Due chitarre, una batteria e mille palchi in fiamme: chiedi chi erano i Red Worms’ Farm

Red Worms' Farm (foto: La Tempesta - Facebook)

Di recente ho riletto un’intervista del cazzo che feci ai Red Worms’ Farm parecchi anni fa su Rockit (non metto il link per pudore). Il mio tono arrogantello mi ha lasciato basito: un articolo scritto male perché ideato senza pensarci, con domande surreali che non prevedevano una vera risposta. E dire che il trio padovano è stato uno dei miei gruppi preferiti per lungo tempo. Il primo a parlarmi di loro, nel 2002 circa, è stato il batterista dei Karate, Gavin McCarthy. Al termine di un’intervista – meno imbarazzante dell’altra – realizzata per un sito che oggi non esiste più gli ho chiesto se conoscesse qualche progetto italiano. Lui mi ha spiazzato così: «Certo, ultimamente ho ascoltato gli Zu e i Red Worms’ Farm».

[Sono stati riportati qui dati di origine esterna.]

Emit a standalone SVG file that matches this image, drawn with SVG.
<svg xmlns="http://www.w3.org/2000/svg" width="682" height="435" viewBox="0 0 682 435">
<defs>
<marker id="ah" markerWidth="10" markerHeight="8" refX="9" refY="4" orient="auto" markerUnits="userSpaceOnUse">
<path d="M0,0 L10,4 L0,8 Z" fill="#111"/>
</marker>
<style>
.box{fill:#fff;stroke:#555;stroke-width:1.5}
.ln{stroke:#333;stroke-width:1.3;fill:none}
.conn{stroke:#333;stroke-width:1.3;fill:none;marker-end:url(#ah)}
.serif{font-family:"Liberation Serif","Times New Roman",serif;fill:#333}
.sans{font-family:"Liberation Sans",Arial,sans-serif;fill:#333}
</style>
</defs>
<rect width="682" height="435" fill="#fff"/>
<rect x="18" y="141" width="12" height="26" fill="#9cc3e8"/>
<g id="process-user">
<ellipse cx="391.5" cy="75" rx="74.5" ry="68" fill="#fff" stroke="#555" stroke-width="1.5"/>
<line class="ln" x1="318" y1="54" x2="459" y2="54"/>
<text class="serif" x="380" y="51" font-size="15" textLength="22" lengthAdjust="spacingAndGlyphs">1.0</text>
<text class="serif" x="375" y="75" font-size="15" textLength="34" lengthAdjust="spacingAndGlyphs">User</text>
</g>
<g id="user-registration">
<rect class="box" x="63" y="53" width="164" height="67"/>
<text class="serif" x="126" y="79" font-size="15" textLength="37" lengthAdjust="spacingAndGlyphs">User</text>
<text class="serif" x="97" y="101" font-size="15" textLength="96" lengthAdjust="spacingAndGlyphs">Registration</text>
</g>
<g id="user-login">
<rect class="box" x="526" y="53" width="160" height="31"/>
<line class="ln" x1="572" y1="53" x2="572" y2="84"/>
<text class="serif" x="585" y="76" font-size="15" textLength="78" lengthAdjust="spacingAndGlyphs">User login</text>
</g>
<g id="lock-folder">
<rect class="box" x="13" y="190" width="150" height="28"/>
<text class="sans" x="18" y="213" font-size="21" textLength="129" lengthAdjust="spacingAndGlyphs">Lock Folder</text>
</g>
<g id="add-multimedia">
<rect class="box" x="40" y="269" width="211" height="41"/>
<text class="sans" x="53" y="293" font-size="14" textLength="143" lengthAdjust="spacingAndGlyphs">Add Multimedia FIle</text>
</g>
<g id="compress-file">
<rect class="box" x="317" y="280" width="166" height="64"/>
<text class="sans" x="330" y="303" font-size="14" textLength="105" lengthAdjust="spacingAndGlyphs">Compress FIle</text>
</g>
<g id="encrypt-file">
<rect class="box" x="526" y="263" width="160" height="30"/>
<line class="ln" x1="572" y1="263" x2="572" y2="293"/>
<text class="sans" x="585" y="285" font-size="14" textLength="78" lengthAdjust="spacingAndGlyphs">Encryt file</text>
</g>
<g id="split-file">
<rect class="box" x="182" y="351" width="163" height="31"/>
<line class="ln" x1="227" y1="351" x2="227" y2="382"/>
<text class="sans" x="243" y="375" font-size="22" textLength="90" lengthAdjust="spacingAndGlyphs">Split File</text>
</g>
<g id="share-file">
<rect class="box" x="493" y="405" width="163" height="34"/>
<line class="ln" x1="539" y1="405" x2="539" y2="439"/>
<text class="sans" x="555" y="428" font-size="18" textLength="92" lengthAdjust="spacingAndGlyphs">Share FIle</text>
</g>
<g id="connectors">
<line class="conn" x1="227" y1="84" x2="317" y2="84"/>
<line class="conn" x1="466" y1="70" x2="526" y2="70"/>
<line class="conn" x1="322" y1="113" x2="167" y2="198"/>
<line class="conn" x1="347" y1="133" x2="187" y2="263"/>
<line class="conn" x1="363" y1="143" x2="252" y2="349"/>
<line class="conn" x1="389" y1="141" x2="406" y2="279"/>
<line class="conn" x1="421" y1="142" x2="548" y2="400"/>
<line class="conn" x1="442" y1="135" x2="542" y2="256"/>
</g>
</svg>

Ecco, i Red Worms’ Farm, o Redworms’farm, o Redwormsfarm. Anche se dal 2001 al 2013 è stato scritto in modi diversi, il significato di questo nome è rimasto sempre uguale: «Two guitars and drums, we always do the same», per citare la rivendicazione contenuta nel primo brano di Amazing!, l’album del 2005. In pratica, la somma esatta che dà come risultato un rito hardcore di palchi in fiamme e polmoni sfondati: un tempo una roba di questo tipo si chiamava indie. Peraltro i Redworms’farm non sono mai stati una band da maggioranza relativa, semmai da attivismo noise rock a livello base: cavetti, corde di chitarra, furgoncini, chilometri, sudore. Sono parole che pesano eccome nella quotidianità di un gruppo e che non dovremmo mai dare per scontate, non solo in questi tempi capovolti ma pure nei giorni normali (quando torneranno): l’arte per l’arte non è un gioco in cui il bottino è garantito. Perciò è bello che La Tempesta abbia ripubblicato in digitale l’intero e introvabile catalogo. I miei album preferiti sono i primi due, Red Worms’ Farm e Troncomorto: tra Fugazi e Sonic Youth, due tesissimi picchiaduro emo/noise – con sprazzi di psichedelia post rock – messi in scena quasi esclusivamente con voci all’attacco, chitarre che smitragliano e una batteria animalesca. Se chiedi chi erano i Redwormsfarm a qualcuno che ha vissuto in diretta la loro epopea, è molto probabile che la risposta sarà questa: «La miglior live band d’Italia».